Monday, Dec. 10, 2001
Cracking Down On The Saudis
By Michael Weisskopf and Adam Zagorin
Despite the best efforts of the U.S., the Saudi government has so far offered little help in stanching the flow of funds to al-Qaeda, claiming that the U.S. has never presented evidence to merit a crackdown. That may change this week, when U.S. diplomat Bill Burns visits Saudi Arabia. He will bring with him, U.S. sources tell TIME, intelligence data linking some of the kingdom's leading money men and charities to Osama bin Laden. The data will include sensitive intercepts, human intelligence and wire transfers to back up American demands that the Saudis freeze assets of suspected bin Laden financiers.
One Saudi in Burns' cross hairs: wealthy businessman Yasin al-Qadi, who has raised millions of dollars for a Saudi charity named by the U.S. as a possible bin Laden front. Al-Qadi has repeatedly protested his innocence, and is challenging a freeze on his assets in a court in Britain. The U.S. last week shipped to London a hefty package of intelligence data to strengthen the British case, sources tell TIME.

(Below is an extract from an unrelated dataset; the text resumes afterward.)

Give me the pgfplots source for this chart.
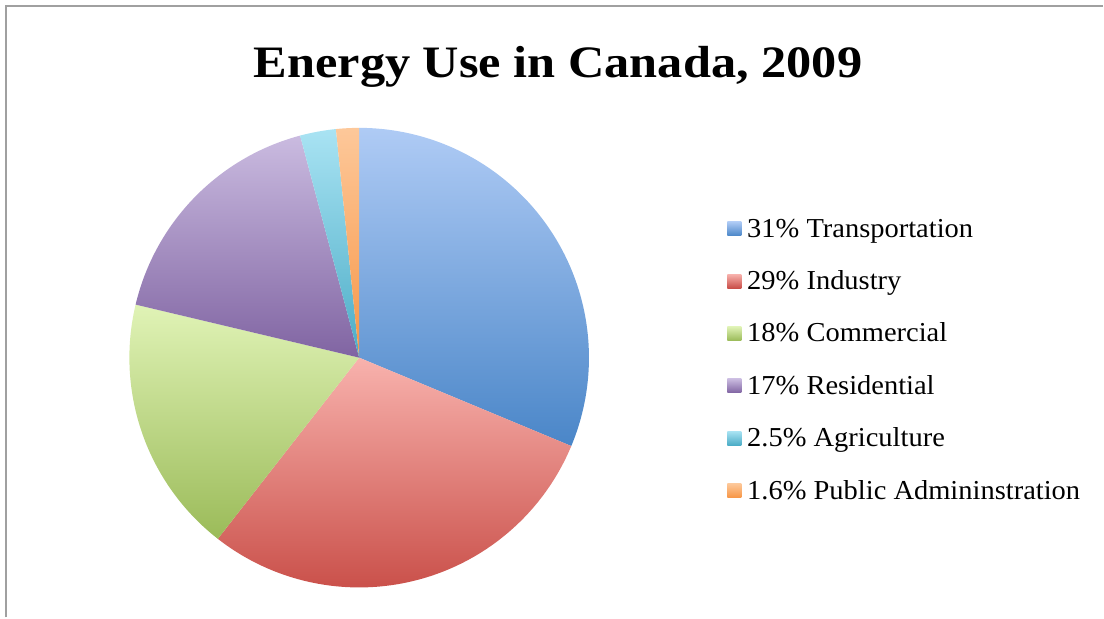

Al-Qadi says his charity, known as Blessed Relief, has long been dormant, a contention echoed by a senior Saudi official. But U.S. sources tell TIME that intelligence shows movements of people, money and weapons to Muslim fighters in Bosnia financed by the charity as recently as 1999. It's clear that U.S. officials are not going to let the Saudis off the hook easily.